BARNICLE:  Welcome back to HARDBALL.  This is a good one.  You‘re going to enjoy this.  At a 2004 Independence Day rally in Charleston, West Virginia, Nicole and Jeffery Rank decided to show President Bush exactly how they felt about his policies.  When they were told they couldn‘t wear their homemade anti-Bush T-shirts at the event and they refused to take them off, they were arrested, handcuffed and escorted out.

Charges were later dropped, but last week, the Ranks received an $80,000 settlement for their troubles from the United States government.  And tonight, they join us on HARDBALL to tell their story.

Jeffery, Nicole Rank, thanks very much for joining us.  So spell it out.  You‘re in Charleston, West Virginia.  You‘re both from Texas, and you decide to go see the president of the United States.  But you disagree with some of his policies and you put on a T-shirt.  Tell us about the T-shirt and the day.

JEFFERY RANK, BUSTED FOR ANTI-BUSH T-SHIRT:  Well, that‘s absolutely correct. 

We were in Charleston on July 4.  And the president was coming to speak.  We wanted to go see him.  It‘s a unique opportunity for both of us to be able to see a sitting president.  And, although we disagreed with his policies, we both felt that it was a great opportunity to see a sitting president and hear him out, hear what he had to say.  But we didn‘t want to be added to the supporters that you usually see surrounding him at such events. 

So, we decided to make these T-shirts.  These are the T-shirts.  The front had the Bush—and the word “Bush” and the circle with the line through it.  And the back said “Regime change starts at home.”

BARNICLE:  Did you make the T-shirts yourself? 

RANK:  We did. 

BARNICLE:  And, so, Nicole, tell me, when you were arrested, did—did you know what you were being charged with?  Were you scared? 

NICOLE RANK, BUSTED FOR ANTI-BUSH T-SHIRT:  We didn‘t immediately know what we were being charged with at the time.  And we were scared, but—but kind of in shock more than anything.  It was very surreal.  It was almost like an out-of-body experience.  Like, we couldn‘t believe that it was actually happening to us at the time. 

BARNICLE:  And, so, you get arrested.  When did you get angry enough to sue?  And how did that come about?

J. RANK:  Well, they—the city charged us with trespassing.  And it took them some time to figure out what they would charge us with. 
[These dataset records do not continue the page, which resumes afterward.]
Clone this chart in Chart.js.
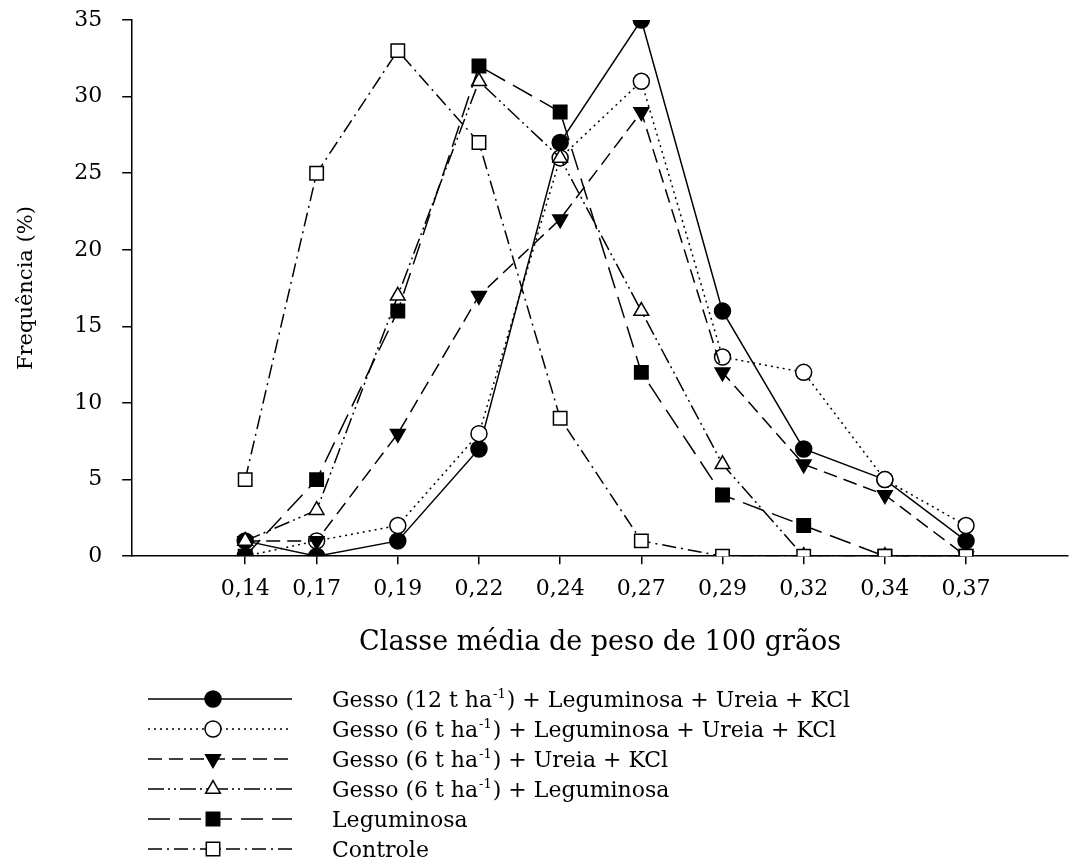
<!DOCTYPE html>
<html>
<head>
<meta charset="utf-8">
<script src="https://cdn.jsdelivr.net/npm/chart.js@4"></script>
<style>
  html, body { margin: 0; padding: 0; background: #fff; }
  #wrap { width: 1072px; height: 866px; }
</style>
</head>
<body>
<div id="wrap"><canvas id="grainChart"></canvas></div>
<script>
// class midpoints (x) and their printed labels
const classMid = [0.148, 0.17, 0.195, 0.22, 0.245, 0.27, 0.295, 0.32, 0.345, 0.37];
const classLabels = ['0,14', '0,17', '0,19', '0,22', '0,24', '0,27', '0,29', '0,32', '0,34', '0,37'];

// frequency (%) per treatment
const gesso12LegUreiaKcl = [1, 0, 1, 7, 27, 35, 16, 7, 5, 1];
const gesso6LegUreiaKcl = [0, 1, 2, 8, 26, 31, 13, 12, 5, 2];
const gesso6UreiaKcl = [1, 1, 8, 17, 22, 29, 12, 6, 4, 0];
const gesso6Leg = [1, 3, 17, 31, 26, 16, 6, 0, 0, 0];
const leguminosa = [0, 5, 16, 32, 29, 12, 4, 2, 0, 0];
const controle = [5, 25, 33, 27, 9, 1, 0, 0, 0, 0];

const seriesNames = [
    'Gesso (12 t ha⁻¹) + Leguminosa + Ureia + KCl',
    'Gesso (6 t ha⁻¹) + Leguminosa + Ureia + KCl',
    'Gesso (6 t ha⁻¹) + Ureia + KCl',
    'Gesso (6 t ha⁻¹) + Leguminosa',
    'Leguminosa',
    'Controle'
];

const FONT = 'DejaVu Serif';

function pts(values) {
    return classMid.map((x, i) => ({ x: x, y: values[i] }));
}

function makeSet(i, values, dash, style, filled, radius, rotation) {
    return {
        label: seriesNames[i],
        data: pts(values),
        borderColor: '#000',
        borderWidth: 1.5,
        borderDash: dash,
        pointStyle: style,
        pointRotation: rotation || 0,
        pointRadius: radius,
        pointBorderWidth: 1.5,
        pointBorderColor: '#000',
        pointBackgroundColor: filled ? '#000' : '#fff',
        tension: 0,
        order: 5 - i
    };
}

// custom legend under the axis title, reusing each dataset's style
const legendBelow = {
    id: 'legendBelow',
    afterDraw(chart) {
        const ctx = chart.ctx;
        const top = 699, gap = 30;
        chart.data.datasets.forEach((ds, i) => {
            const y = top + i * gap;
            ctx.save();
            ctx.strokeStyle = '#000';
            ctx.lineWidth = ds.borderWidth;
            ctx.setLineDash(ds.borderDash);
            ctx.beginPath();
            ctx.moveTo(148, y);
            ctx.lineTo(292, y);
            ctx.stroke();
            ctx.setLineDash([]);
            ctx.fillStyle = ds.pointBackgroundColor;
            ctx.lineWidth = ds.pointBorderWidth;
            Chart.helpers.drawPoint(ctx, {
                pointStyle: ds.pointStyle,
                rotation: ds.pointRotation,
                radius: ds.pointRadius,
                borderWidth: ds.pointBorderWidth
            }, 213, y);

            // text, with ⁻¹ drawn as a real superscript
            ctx.fillStyle = '#000';
            ctx.textBaseline = 'alphabetic';
            ctx.textAlign = 'left';
            const parts = ds.label.split('⁻¹');
            let x = 332;
            const base = y + 8;
            parts.forEach((p, k) => {
                ctx.font = '22px "' + FONT + '"';
                ctx.fillText(p, x, base);
                x += ctx.measureText(p).width;
                if (k < parts.length - 1) {
                    ctx.font = '13px "' + FONT + '"';
                    ctx.fillText('-1', x + 1, base - 9);
                    x += ctx.measureText('-1').width + 2;
                }
            });
            ctx.restore();
        });
    }
};

new Chart(document.getElementById('grainChart'), {
    type: 'line',
    data: {
        datasets: [
            makeSet(0, gesso12LegUreiaKcl, [], 'circle', true, 8),
            makeSet(1, gesso6LegUreiaKcl, [2, 4], 'circle', false, 8),
            makeSet(2, gesso6UreiaKcl, [14, 7], 'triangle', true, 8.5, 180),
            makeSet(3, gesso6Leg, [16, 4, 2, 4, 2, 4], 'triangle', false, 8.5),
            makeSet(4, leguminosa, [22, 9], 'rect', true, 9.5),
            makeSet(5, controle, [14, 5, 2, 5], 'rect', false, 9.5)
        ]
    },
    options: {
        responsive: true,
        maintainAspectRatio: false,
        animation: false,
        layout: { autoPadding: false, padding: { left: 14, top: 20, right: 4, bottom: 207 } },
        plugins: {
            legend: { display: false },
            tooltip: { enabled: false }
        },
        scales: {
            x: {
                type: 'linear',
                min: 0.1132,
                max: 0.4014,
                afterBuildTicks: (scale) => {
                    scale.ticks = classMid.map(v => ({ value: v }));
                },
                afterFit: (scale) => {
                    scale.paddingLeft = 0;
                    scale.paddingRight = 0;
                },
                ticks: {
                    autoSkip: false,
                    maxRotation: 0,
                    color: '#000',
                    padding: 12,
                    font: { family: FONT, size: 22 },
                    callback: (value) => classLabels[classMid.indexOf(value)]
                },
                grid: { drawOnChartArea: false, tickLength: 8, color: '#000', lineWidth: 1.5 },
                border: { color: '#000', width: 1.5 },
                title: {
                    display: true,
                    text: 'Classe média de peso de 100 grãos',
                    color: '#000',
                    font: { family: FONT, size: 27 },
                    padding: { top: 12, bottom: 0 }
                }
            },
            y: {
                min: 0,
                max: 35,
                afterFit: (scale) => {
                    scale.paddingTop = 13;
                    scale.paddingBottom = 13;
                },
                ticks: {
                    stepSize: 5,
                    color: '#000',
                    padding: 20,
                    font: { family: FONT, size: 22 }
                },
                grid: { drawOnChartArea: false, tickLength: 10, color: '#000', lineWidth: 1.5 },
                border: { color: '#000', width: 1.5 },
                title: {
                    display: true,
                    text: 'Frequência (%)',
                    color: '#000',
                    font: { family: FONT, size: 21 },
                    padding: { top: 0, bottom: 15 }
                }
            }
        }
    },
    plugins: [legendBelow]
});
</script>
</body>
</html>
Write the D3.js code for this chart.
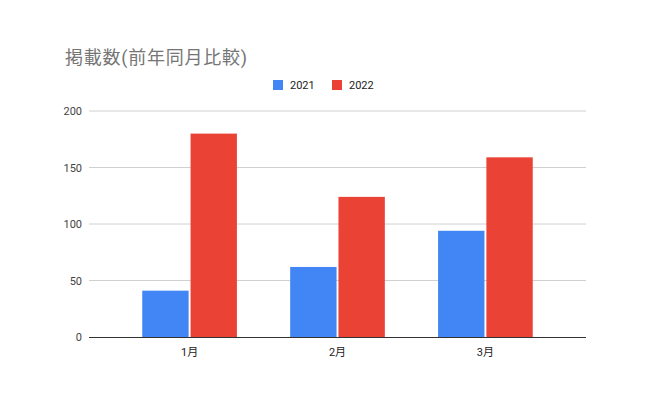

They—they handcuffed us and removed us from the event.  And then, once we were in holding, they figured out what they would charge us with.  Once they decided to go ahead and prosecute on that and made us return to Charleston, actually, to face the charges at a hearing, we decided that it was beyond out of hand, and couldn‘t believe this was happening in America.  And that‘s when we contacted the ACLU to ask for some help. 

BARNICLE:  And where was this rally held in Charleston, West Virginia? 

N. RANK:  Well, it was—it was a presidential Fourth of July visit, and it was held on the state capitol grounds on in Charleston. 

BARNICLE:  So, how do—did you figure out how—how were you arrested for trespassing on grounds that belonged to the public, the state capitol grounds?  How does that work? 


J. RANK:  Well, actually, that‘s why the—the changes were later dropped.  The—the city had charmed us with trespassing on state capitol grounds.

But the charge was, I believe, immaterial.  The—the point was to get us out of there that day, to get—to suppress the message on our T-shirts, which was obviously contrary to what President Bush would like to have gotten out in the public that—that year. 

BARNICLE:  Now, am—am I correct in thinking that part of the agreement with the two of you, Jeffery and Nicole Rank, was designed to have a gag order on you, that you couldn‘t speak about this, about the settlement, and, yet, that went away? 

N. RANK:  Well, we—there was some discussion in the—in the settlement procedures about whether or not there would be a gag order or not.  We obviously were not willing to compromise to that level.  So, there is no gag order on the settlement. 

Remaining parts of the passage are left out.